First Sunday Prose Starts 2016 Writers Guild Reading Cycle
And came time Sunday for the Bloomington Writers Guild/Boxcar Books First Sunday Prose Reading, this month with featured writers Tony Brewer and Joan Hawkins and followed by the usual open mike session, but with a twist. Two writers — Shayne Laughter and . . . moi — would be allowed ten minutes each, rather than the usual three-to-five.

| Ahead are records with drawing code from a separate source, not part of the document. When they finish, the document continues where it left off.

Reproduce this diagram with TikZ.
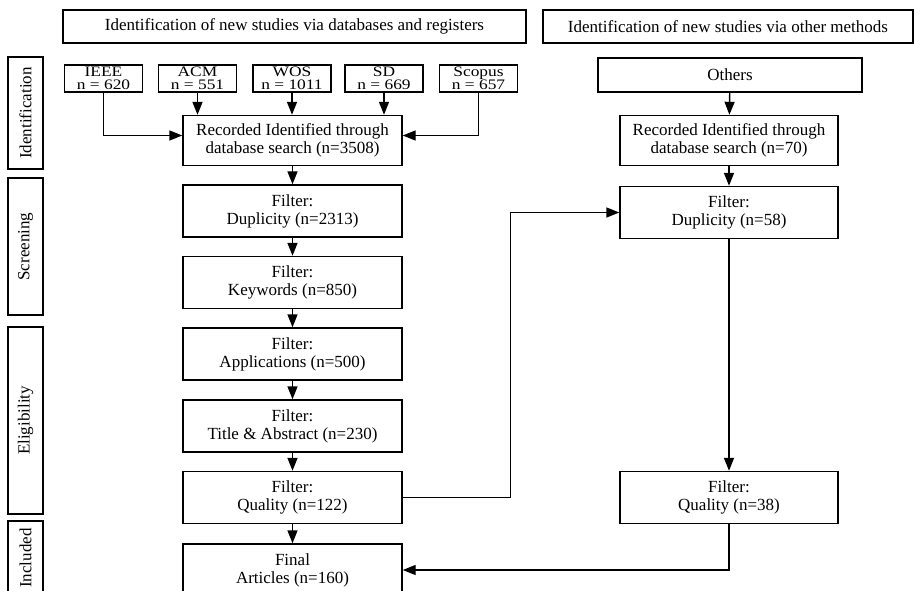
\documentclass[tikz,border=0pt]{standalone}
\usepackage{fontspec}
\setmainfont{Liberation Serif}
\usepackage{graphicx}
\usetikzlibrary{arrows.meta}
\newcommand{\wide}[1]{\scalebox{1.2}[1]{#1}}

\begin{document}
\begin{tikzpicture}[x=1pt,y=-1pt,line width=1.4pt,
  >={Triangle[length=13pt,width=10pt]},
  hdr/.style={draw,minimum height=33pt,inner sep=0pt,font=\fontsize{17}{18}\selectfont},
  phase/.style={draw,rotate=90,minimum height=35pt,inner sep=0pt,font=\fontsize{17}{18}\selectfont},
  src/.style={draw,minimum width=78pt,minimum height=27pt,inner sep=0pt,align=center,font=\fontsize{14.5}{13}\selectfont},
  box/.style={draw,minimum width=219pt,minimum height=52pt,inner sep=0pt,align=center,font=\fontsize{17}{18}\selectfont}]
  \useasboundingbox (0,0) rectangle (914,591);
  % headers
  \node[hdr,minimum width=463pt] (hdrL) at (294.5,26.5) {Identification of new studies via databases and registers};
  \node[hdr,minimum width=370pt] (hdrR) at (728,26.5) {Identification of new studies via other methods};
  % phases
  \node[phase,minimum width=112pt] (ph1) at (25.5,113) {Identification};
  \node[phase,minimum width=137pt] (ph2) at (25.5,246.5) {Screening};
  \node[phase,minimum width=187pt] (ph3) at (25.5,420.5) {Eligibility};
  \node[phase,minimum width=74pt] (ph4) at (25.5,558) {Included};
  % sources
  \node[src] (ieee) at (103.5,78.5) {\wide{IEEE}\\\wide{n = 620}};
  \node[src] (acm) at (197.5,78.5) {\wide{ACM}\\\wide{n = 551}};
  \node[src] (wos) at (292,78.5) {\wide{WOS}\\\wide{n = 1011}};
  \node[src] (sd) at (384,78.5) {\wide{SD}\\\wide{n = 669}};
  \node[src] (scopus) at (478.5,78.5) {\wide{Scopus}\\\wide{n = 657}};
  % left column
  \node[box,minimum height=50pt] (recL) at (292.5,140.5) {Recorded Identified through\\database search (n=3508)};
  \node[box] (dupL) at (292.5,211) {Filter:\\Duplicity (n=2313)};
  \node[box] (kwL) at (292.5,282.5) {Filter:\\Keywords (n=850)};
  \node[box] (appL) at (292.5,354) {Filter:\\Applications (n=500)};
  \node[box] (titL) at (292.5,426) {Filter:\\Title \& Abstract (n=230)};
  \node[box] (qualL) at (292.5,497.5) {Filter:\\Quality (n=122)};
  \node[box] (finL) at (292.5,570) {Final\\Articles (n=160)};
  % right column
  \node[box,minimum width=264pt,minimum height=34pt] (oth) at (730,75) {Others};
  \node[box,minimum width=218pt,minimum height=50pt] (recR) at (729,140.5) {Recorded Identified through\\database search (n=70)};
  \node[box,minimum width=218pt] (dupR) at (729,212.5) {Filter:\\Duplicity (n=58)};
  \node[box,minimum width=218pt] (qualR) at (729,497.5) {Filter:\\Quality (n=38)};
  % arrows
  \draw[->] (ieee.south) |- ([yshift=5pt]recL.west);
  \draw[->] (scopus.south) |- ([yshift=5pt]recL.east);
  \draw[->] (acm.south) -- (acm.south |- recL.north);
  \draw[->] (wos.south) -- (wos.south |- recL.north);
  \draw[->] (sd.south) -- (sd.south |- recL.north);
  \draw[->] (recL) -- (dupL);
  \draw[->] (dupL) -- (kwL);
  \draw[->] (kwL) -- (appL);
  \draw[->] (appL) -- (titL);
  \draw[->] (titL) -- (qualL);
  \draw[->] (qualL) -- (finL);
  \draw[->] (qualL.east) -- ++(108,0) |- (dupR.west);
  \draw[->] (oth) -- (recR);
  \draw[->] (recR) -- (dupR);
  \draw[->] (dupR) -- (qualR);
  \draw[->] (qualR.south) |- (finL.east);
\end{tikzpicture}
\end{document}
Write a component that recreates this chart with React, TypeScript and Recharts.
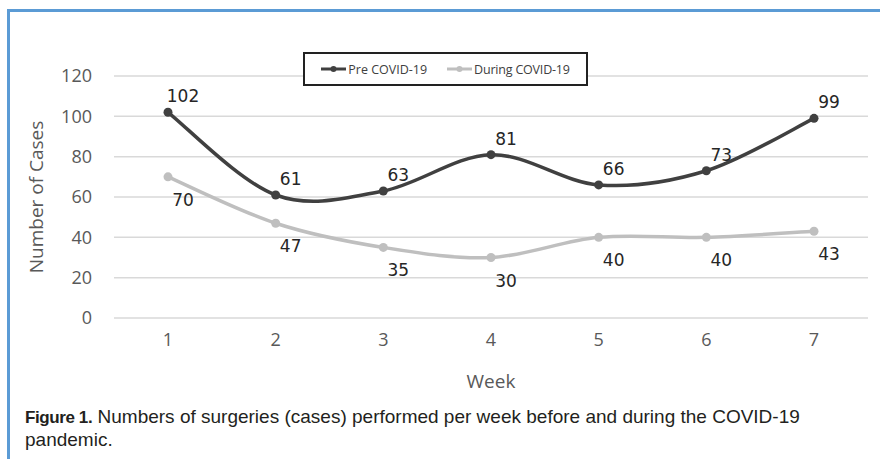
import React from 'react';
import { LineChart, Line, XAxis, YAxis, CartesianGrid, Legend, LabelList } from 'recharts';

const weeks = ['1', '2', '3', '4', '5', '6', '7'];
const preCovid = [102, 61, 63, 81, 66, 73, 99];
const duringCovid = [70, 47, 35, 30, 40, 40, 43];
const yTicks = [0, 20, 40, 60, 80, 100, 120];

const data = weeks.map((w, i) => ({ week: w, pre: preCovid[i], during: duringCovid[i] }));

const PRE = '#404040';
const DURING = '#bfbfbf';

// Catmull-Rom style smoothing (similar to spreadsheet "smoothed line")
const smoothCurve: any = (context: any) => {
  let xs: number[] = [];
  let ys: number[] = [];
  return {
    areaStart() {},
    areaEnd() {},
    lineStart() { xs = []; ys = []; },
    lineEnd() {
      const n = xs.length;
      if (!n) return;
      context.moveTo(xs[0], ys[0]);
      for (let i = 0; i < n - 1; i++) {
        const p0 = i > 0 ? i - 1 : i;
        const p3 = i + 2 < n ? i + 2 : i + 1;
        const c1x = xs[i] + (xs[i + 1] - xs[p0]) / 6;
        const c1y = ys[i] + (ys[i + 1] - ys[p0]) / 6;
        const c2x = xs[i + 1] - (xs[p3] - xs[i]) / 6;
        const c2y = ys[i + 1] - (ys[p3] - ys[i]) / 6;
        context.bezierCurveTo(c1x, c1y, c2x, c2y, xs[i + 1], ys[i + 1]);
      }
    },
    point(x: number, y: number) { xs.push(+x); ys.push(+y); },
  };
};

const makeLabel = (dy: number) => (props: any) => {
  const { x, y, value } = props;
  return (
    <text x={x + 15} y={y + dy} textAnchor="middle" dominantBaseline="central"
      fontFamily="DejaVu Sans" fontSize={17} fill="#262626">{value}</text>
  );
};

const LegendContent = () => (
  <div style={{ display: 'flex', alignItems: 'center', justifyContent: 'center', height: '100%', fontFamily: 'Open Sans', fontSize: 12.5, color: '#404040' }}>
    <svg width={25} height={10}><line x1={0} y1={5} x2={25} y2={5} stroke={PRE} strokeWidth={3} /><circle cx={12.5} cy={5} r={3} fill={PRE} /></svg>
    <span style={{ marginLeft: 2, marginRight: 20 }}>Pre COVID-19</span>
    <svg width={25} height={10}><line x1={0} y1={5} x2={25} y2={5} stroke={DURING} strokeWidth={3} /><circle cx={12.5} cy={5} r={3} fill={DURING} /></svg>
    <span style={{ marginLeft: 2, letterSpacing: -0.2 }}>During COVID-19</span>
  </div>
);

const axisFont = { fontFamily: 'Open Sans', fontSize: 18, fill: '#595959' };
const titleFont = { fontFamily: 'Open Sans', fontSize: 19, fill: '#595959' };

export default function App() {
  return (
    <div style={{ position: 'fixed', left: 0, top: 0, width: 880, height: 459, background: '#fff', overflow: 'hidden' }}>
      <div style={{ position: 'absolute', left: 7, top: 9, width: 880, height: 2.5, background: '#5b9bd5' }} />
      <div style={{ position: 'absolute', left: 7, top: 9, width: 2.5, height: 460, background: '#5b9bd5' }} />
      <div style={{ position: 'absolute', left: 0, top: 0 }}>
        <LineChart width={880} height={459} data={data} margin={{ top: 76, right: 12, bottom: 71, left: 24 }}>
          <CartesianGrid vertical={false} stroke="#d9d9d9" strokeWidth={1.5} />
          <XAxis dataKey="week" axisLine={false} tickLine={false} tickSize={0} tickMargin={15} height={70}
            padding={{ left: 54, right: 54 }}
            tick={axisFont}
            label={{ value: 'Week', position: 'insideBottom', offset: 0, style: titleFont }} />
          <YAxis domain={[0, 120]} ticks={yTicks} axisLine={false} tickLine={false} tickSize={0} tickMargin={22} width={90}
            tick={axisFont}
            label={{ value: 'Number of Cases', angle: -90, position: 'insideLeft', offset: 12, style: { ...titleFont, textAnchor: 'middle' } }} />
          <Legend verticalAlign="middle" align="center" layout="horizontal" content={<LegendContent />}
            wrapperStyle={{ left: 303, top: 52, width: 285, height: 34, border: '2px solid #222', background: '#fff', boxSizing: 'border-box' }} />
          <Line type={smoothCurve} dataKey="pre" name="Pre COVID-19" stroke={PRE} strokeWidth={3.5}
            dot={{ r: 4.5, fill: PRE, stroke: PRE, strokeWidth: 0 }} isAnimationActive={false}>
            <LabelList dataKey="pre" content={makeLabel(-16)} />
          </Line>
          <Line type={smoothCurve} dataKey="during" name="During COVID-19" stroke={DURING} strokeWidth={3.5}
            dot={{ r: 4.5, fill: DURING, stroke: DURING, strokeWidth: 0 }} isAnimationActive={false}>
            <LabelList dataKey="during" content={makeLabel(23)} />
          </Line>
        </LineChart>
      </div>
      <div style={{ position: 'absolute', left: 25, top: 406, width: 840, fontSize: 19, lineHeight: '22px', color: '#231f20', fontFamily: 'Liberation Sans', whiteSpace: 'nowrap' }}>
        <div><b style={{ fontSize: 17, letterSpacing: -0.4 }}>Figure 1.</b> Numbers of surgeries (cases) performed per week before and during the COVID-19</div>
        <div>pandemic.</div>
      </div>
    </div>
  );
}
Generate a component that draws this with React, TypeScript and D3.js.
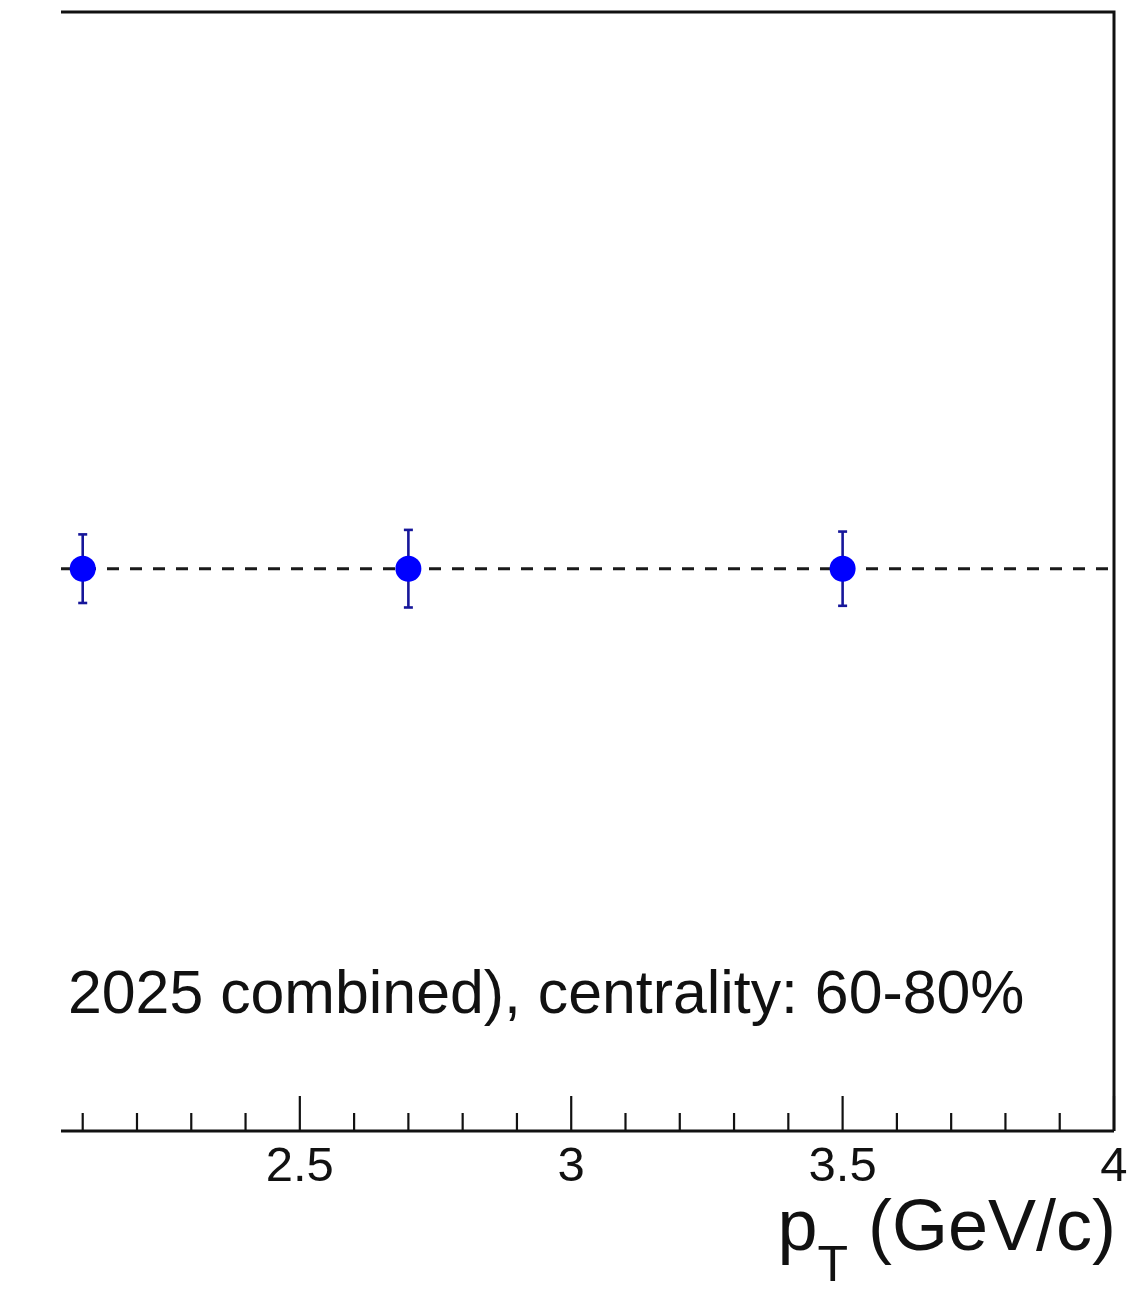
import React from "react";
import * as d3 from "d3";

// Measured points: transverse momentum and ratio with statistical errors
const ptValues: number[] = [2.1, 2.7, 3.5];
const ratioValues: number[] = [1.0, 1.0, 1.0];
const ratioErrors: number[] = [0.061, 0.069, 0.066];

// Axis ticks
const majorTicks: number[] = [2.5, 3, 3.5, 4];
const majorTickLabels: string[] = ["2.5", "3", "3.5", "4"];
const minorTicks: number[] = [2.1, 2.2, 2.3, 2.4, 2.6, 2.7, 2.8, 2.9, 3.1, 3.2, 3.3, 3.4, 3.6, 3.7, 3.8, 3.9];

const referenceLevel = 1.0;
const annotation = "2025 combined), centrality: 60-80%";

const W = 1147;
const H = 1289;

export default function App() {
  const frameLeft = 61;
  const frameRight = 1114;
  const frameTop = 12;
  const frameBottom = 1131;

  const x = d3.scaleLinear().domain([2.06, 4.0]).range([frameLeft, frameRight]);
  const y = d3.scaleLinear().domain([0, 1.99]).range([frameBottom, frameTop]);

  const font = "'Liberation Sans', Arial, Helvetica, sans-serif";
  const markerColor = "#0000ff";
  const errColor = "#16169a";

  return (
    <svg
      width={W}
      height={H}
      style={{ position: "absolute", left: 0, top: 0, background: "#fff" }}
      fontFamily={font}
    >
      {/* frame: top and right edges */}
      <path
        d={`M${frameLeft},${frameTop} L${frameRight},${frameTop} L${frameRight},${frameBottom}`}
        fill="none"
        stroke="#111"
        strokeWidth={3}
      />
      {/* x axis line */}
      <line x1={frameLeft} x2={frameRight} y1={frameBottom} y2={frameBottom} stroke="#111" strokeWidth={3} />

      {/* ticks */}
      {minorTicks.map((t) => (
        <line key={"m" + t} x1={x(t)} x2={x(t)} y1={frameBottom} y2={frameBottom - 18} stroke="#111" strokeWidth={2.2} />
      ))}
      {majorTicks.map((t, i) => (
        <g key={"M" + t}>
          <line x1={x(t)} x2={x(t)} y1={frameBottom} y2={frameBottom - 35} stroke="#111" strokeWidth={2.2} />
          <text x={x(t)} y={1181} fontSize={49} textAnchor="middle" fill="#111">
            {majorTickLabels[i]}
          </text>
        </g>
      ))}

      {/* reference line */}
      <line
        x1={frameLeft}
        x2={frameRight}
        y1={y(referenceLevel)}
        y2={y(referenceLevel)}
        stroke="#1a1a1a"
        strokeWidth={3}
        strokeDasharray="12,11"
      />

      {/* data points with error bars */}
      {ptValues.map((pt, i) => {
        const cx = x(pt);
        const cy = y(ratioValues[i]);
        const y0 = y(ratioValues[i] - ratioErrors[i]);
        const y1 = y(ratioValues[i] + ratioErrors[i]);
        return (
          <g key={"p" + i}>
            <line x1={cx} x2={cx} y1={y0} y2={y1} stroke={errColor} strokeWidth={2.6} />
            <line x1={cx - 4.5} x2={cx + 4.5} y1={y0} y2={y0} stroke={errColor} strokeWidth={2.6} />
            <line x1={cx - 4.5} x2={cx + 4.5} y1={y1} y2={y1} stroke={errColor} strokeWidth={2.6} />
            <circle cx={cx} cy={cy} r={13} fill={markerColor} />
          </g>
        );
      })}

      {/* annotation */}
      <text x={68} y={1013} fontSize={60.8} fill="#111">
        {annotation}
      </text>

      {/* axis title */}
      <text x={1116} y={1250} fontSize={72} textAnchor="end" fill="#111">
        p
        <tspan dy={31} fontSize={50}>T</tspan>
        <tspan dy={-31}> (GeV/c)</tspan>
      </text>
    </svg>
  );
}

So it began with poet, sometime radio play and screenwriter, and Writers Guild Chairman Brewer demonstrating that he sometimes writes stories too with an allegory of death and the afterlife (and vultures), “The Trouble with Boys” of young lust and death, and handy hints on tanning one’s deer hide. The second of these also included an odd interruption, a noisy customer who dropped in to buy a book and, somehow in the course of the purchase, shared with all that he was a two-time rabies survivor. Tony took this well in stride, though, and ended by introducing Joan Hawkins, fedora crowned, who read a piece from a memoir-in-progress, TALES OF SCHOOL AND SUICIDE. This was about a marathon New Years Day poetry reading in New York’s Lower East Side in the early 2000s, the highlight of which was actress, director, and co-founder of The Living Theatre Judith Malina (1926-2015)* with a striking rendition of a scene from ANTIGONE.
Then we lesser lights had our time on the stage, starting with Shayne Laughter with the first part of a contemporary story-in-progress, “The Nature of the Beast,” related to her reading of the previous month of “Emmonsburg” (c.f. December 6), a story inspired by her grandfather’s writings about growing up in Indiana. This was followed by a refreshment break, and then my “longer” short reading of a tale of the just-past holidays, “The Christmas Rat,” originally published in the Winter 2007-8 DOORWAYS and reprinted in THE TEARS OF ISIS, including showing copies of the illustrations used with its first publication, followed in turn by several more readings, the last introduced by poet-essayist Antonia Matthews as being probably “more wholesome” than mine. (But then when I had finished my story, amongst the applause I thought I heard one person mention she was “glad Christmas is over” so, as I see it, I’d done my job. 😉 )
*Fun Fact: Though perhaps best known for her work with The Living Theatre, Judith Malina also appeared in several movies including, in the role of “Grandmama,” 1991’s THE ADDAMS FAMILY.